10.4.06

Jack Bauer is safe for another 72 Hours


Watching television was a lot more fun back before I could tell time and I understood the concept of what a reoccurring character was.

Back when I was a kid (after I’d come in from playing with my dog Rags out in the alfalfa fields) there was a time when I faithfully and effortlessly slipped into the reality of television. There was no second-guessing what was happening—it was all about being in moment, baby—and it was great!

I would be squatting on the floor, enthralled in an episode of the Wild Wild West and shout out, “Jeepers, Rags! There’s no way Jim West and Artemus Gordon are going to be able to defeat Miguelito Loveless’ mechanical shark!

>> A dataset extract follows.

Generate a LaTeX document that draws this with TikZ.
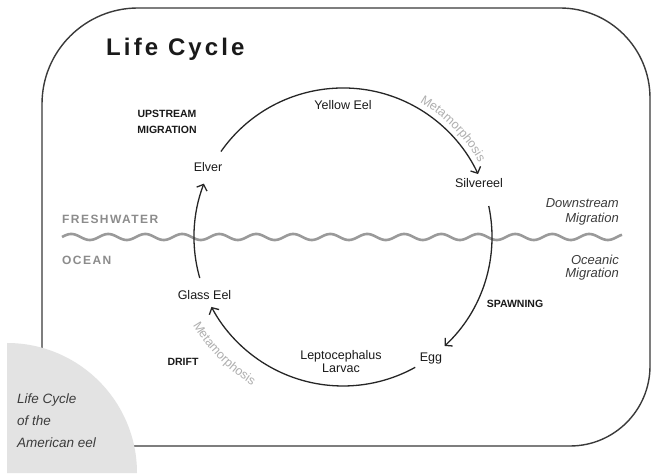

They’re goners for sure!” I would sit there shocked and dismayed by the inevitable fate of Jim and Artie, but then after the commercial break I’d see my heroes miraculously escape (with the help of a miniature gramophone Jim had in a hollow boot heel and a diamond-tipped nose picker Artie had up his sleeve).

I’m pretty certain that by the end of the first season of the show I’d figured out that Jim and Artie were always going to somehow escape. If James T. West died, they would have to change the name of the show and everything. So from that point on if I watched an episode of Mannix, or any show that was named after the lead character, there was a reasonably good chance that they were going to survive whatever threat they faced. The same held true for shows like Lost in Space or Land of the Giants. If a character had been on the show for the past eight or nine episodes, it was more than likely they were going to survive the current episode.

Another nail in the coffin of my television watching innocence was learning to tell time, and utilizing this new skill while watching a show. This was a horrible thing. Say for example I was watching an episode of Mission: IMPOSSIBLE. I watch as the team is in motion and the mission that had been thoughtfully planned out is nearly complete. That’s cool. But then I look at the clock and see there’s still twenty minutes until the show is over. Well, now I know that something is going to go wrong and the mission is going to start to fall apart. The team will have to think fast and pull together to stop the evil monarch from plundering the hidden treasure buried under the church tower. The episode is still enjoyable, but imagine how much better it would have been if I didn’t see the bump in the road coming along. There I am saying, “They’ve done it again, Rags. Another successful mission under their belts for the gang…hey, wait! That wasn’t supposed to happen! What’s going on, Rags? I never saw that twist coming, did you boy?”

We’re big fans of the television series 24 in this household. Early on, during the first or second season, there was talk that Kiefer Sutherland thought doing the show and actually having a career was too demanding, so he was only going to do a certain number of seasons. Ever since then there’s always been industry chatter that the producers might end the show by actually killing Jack Bauer off. He dies saving the world. Something big like that. It would be a ballsy way to end things and there wouldn’t be a dry eye in the house.

But now the official word is that Kiefer has agreed to be on the show for three more seasons. Seventy-two hours of action for a cool forty million bucks, plus a production deal. Good for him, of course. Nice work if you can get it, and all that, but at the same it means we know for a fact that Jack will survive any and all situations he gets himself into for the next three years.

I complain, yet I’ll be there every Monday night. I have to be. Chloe is tracking my movements on satellite. She’d downloading my coordinates to your Palm Pilot even as you read this.